ギャラが高くなってしまった為に、番組レギュラーから外される・入れないランカーが出てきます。
メインキャラやゲストキャラに配役されれば良いのですが、そうでない場合は仕事数が半減します。
吹替えの現場は番組レギュラーとして安定して出番がある為、アニメのレギュラーより収入も安定します。
ランカーになりギャラが上がる事で、逆に収入が不安定になる人が出てくるのです。
ランカーになるまでに地位をどこまで確立させるかで、声優としての将来設計が変わってきます。
ランカーになり仕事が減り、他の仕事を始めたり、廃業する人も多く存在します。
人によって事情は違うでしょうが、収入が大きく関係していると思います。

そしてランカーになって仕事があったとしても、新しい世代の台頭や時代の変化による需要増減など、次々と問題が襲ってきます。
常に自分を更新し続け、自分が生き残る道を探し続けなければならないのです。
その割に声優という仕事はさほど儲かりません。
儲けたい人は素直に別の仕事をした方が良いでしょう。

「普通のサラリーマンくらい儲かるならそれで良い」と思う人もいるでしょう。
しかし声優はサラリーマンと違って有給もなければ、定時もありません。
収録の為に夜遅くまで台本を読み込み、映像を何度も観て、役作りの為に資料を漁り、身体作りの為にトレーニングをしているその時間は無給です。
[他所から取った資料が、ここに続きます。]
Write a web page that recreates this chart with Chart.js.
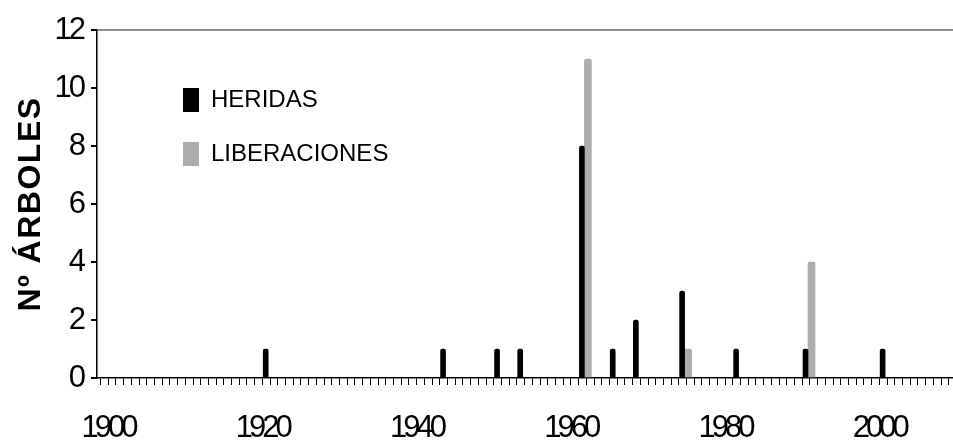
<!DOCTYPE html>
<html>
<head>
<meta charset="utf-8">
<script src="https://cdn.jsdelivr.net/npm/chart.js@4/dist/chart.umd.min.js"></script>
<style>
  html, body { margin: 0; padding: 0; background: #fff; }
  #wrap { width: 953px; height: 445px; position: relative; }
</style>
</head>
<body>
<div id="wrap"><canvas id="c" width="953" height="445"></canvas></div>
<script>
// ---- data ----
const heridasYears = [1920, 1943, 1950, 1953, 1961, 1965, 1968, 1974, 1981, 1990, 2000];
const heridasValues = [1, 1, 1, 1, 8, 1, 2, 3, 1, 1, 1];
const liberacionesYears = [1961, 1974, 1990];
const liberacionesValues = [11, 1, 4];
const xTickLabels = [1900, 1920, 1940, 1960, 1980, 2000];
const yTickValues = [0, 2, 4, 6, 8, 10, 12];
const seriesNames = ['HERIDAS', 'LIBERACIONES'];
const yTitle = 'Nº ÁRBOLES';

const regular = '"Liberation Sans", Arial, sans-serif';

const toPoints = (xs, ys) => xs.map((x, i) => ({ x: x, y: ys[i] }));
const isInt = v => Math.abs(v - Math.round(v)) < 1e-6;

// draw some of the library's own text with a tighter / looser letter spacing
function withSpacing(obj, method, spacing) {
  const orig = obj[method];
  if (!orig || orig.__wrapped) return;
  const wrapped = function(...args) {
    const ctx = this.ctx;
    ctx.save();
    ctx.letterSpacing = spacing;
    const r = orig.apply(this, args);
    ctx.restore();
    return r;
  };
  wrapped.__wrapped = true;
  obj[method] = wrapped;
}

const textStyle = {
  id: 'textStyle',
  afterLayout(chart) {
    const lg = chart.legend;
    if (lg) {
      const w = lg.width, h = lg.height;
      lg.left = 153; lg.top = 58;
      lg.right = lg.left + w; lg.bottom = lg.top + h;
    }
    withSpacing(chart.scales.x, 'drawLabels', '-4px');
    withSpacing(chart.scales.y, 'drawLabels', '-3px');
    withSpacing(chart.scales.y, 'drawTitle', '1.5px');
  }
};

new Chart(document.getElementById('c'), {
  type: 'bar',
  data: {
    datasets: [
      {
        label: seriesNames[0],
        data: toPoints(heridasYears, heridasValues),
        backgroundColor: '#000000',
        borderWidth: 0,
        barThickness: 5,
        borderRadius: { topLeft: 2, topRight: 2 },
        borderSkipped: 'bottom'
      },
      {
        label: seriesNames[1],
        data: toPoints(liberacionesYears, liberacionesValues),
        backgroundColor: '#adadad',
        borderWidth: 0,
        barThickness: 7,
        borderRadius: { topLeft: 2, topRight: 2 },
        borderSkipped: 'bottom'
      }
    ]
  },
  options: {
    responsive: false,
    animation: false,
    layout: { padding: { top: 30, right: 0, bottom: 0, left: 0 } },
    plugins: {
      tooltip: { enabled: false },
      legend: {
        position: 'chartArea',
        align: 'start',
        labels: {
          boxWidth: 16,
          boxHeight: 24,
          padding: 30,
          color: '#000',
          font: { family: regular, size: 24 }
        }
      }
    },
    scales: {
      x: {
        type: 'linear',
        min: 1897.8,
        max: 2008.8,
        offset: false,
        afterFit(s) { s.height = 67; s.paddingLeft = 0; s.paddingRight = 0; },
        border: { display: true, color: '#000', width: 1.5 },
        grid: {
          drawOnChartArea: false,
          drawTicks: true,
          tickLength: 7,
          tickWidth: 1,
          tickColor: (ctx) => (ctx.tick && !isInt(ctx.tick.value)) ? '#000' : 'rgba(0,0,0,0)'
        },
        afterBuildTicks(s) {
          const t = [];
          for (let v = Math.ceil(s.min * 2) / 2; v <= s.max + 1e-9; v += 0.5) t.push({ value: v });
          s.ticks = t;
        },
        ticks: {
          autoSkip: false,
          maxRotation: 0,
          minRotation: 0,
          padding: 25,
          labelOffset: -6,
          color: '#000',
          font: { family: regular, size: 31 },
          callback: (v) => (isInt(v) && xTickLabels.includes(Math.round(v))) ? String(Math.round(v)) : ''
        }
      },
      y: {
        min: 0,
        max: 12,
        afterFit(s) { s.width = 97; s.paddingTop = 0; s.paddingBottom = 0; },
        border: { display: true, color: '#000', width: 1.5 },
        grid: {
          drawOnChartArea: true,
          drawTicks: true,
          tickLength: 6,
          tickColor: '#000',
          lineWidth: 2,
          color: (ctx) => (ctx.tick && ctx.tick.value === 12) ? '#8f8f8f' : 'rgba(0,0,0,0)'
        },
        afterBuildTicks(s) { s.ticks = yTickValues.map(v => ({ value: v })); },
        ticks: {
          padding: 8,
          color: '#000',
          font: { family: regular, size: 31 }
        },
        title: {
          display: true,
          text: yTitle,
          color: '#000',
          padding: { top: 12, bottom: 0 },
          font: { family: regular, size: 32, weight: 'bold' }
        }
      }
    }
  },
  plugins: [textStyle]
});
</script>
</body>
</html>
(ステージに立つ為の歌や踊りの稽古はギャラが発生します。)
病気や怪我をしたら仕事を他の人に取られます。
身体が弱い人には向きません。
喉や身体が弱い人は声の使い方や体質の改善が必要不可欠です。

長々と書いてしまいましたが、「声優は稼げるのか?」と聞かれたら、「稼げない訳じゃないけど、稼ぐのは難しいし、稼ぎ続けるのは困難を極める」というのが私の回答です。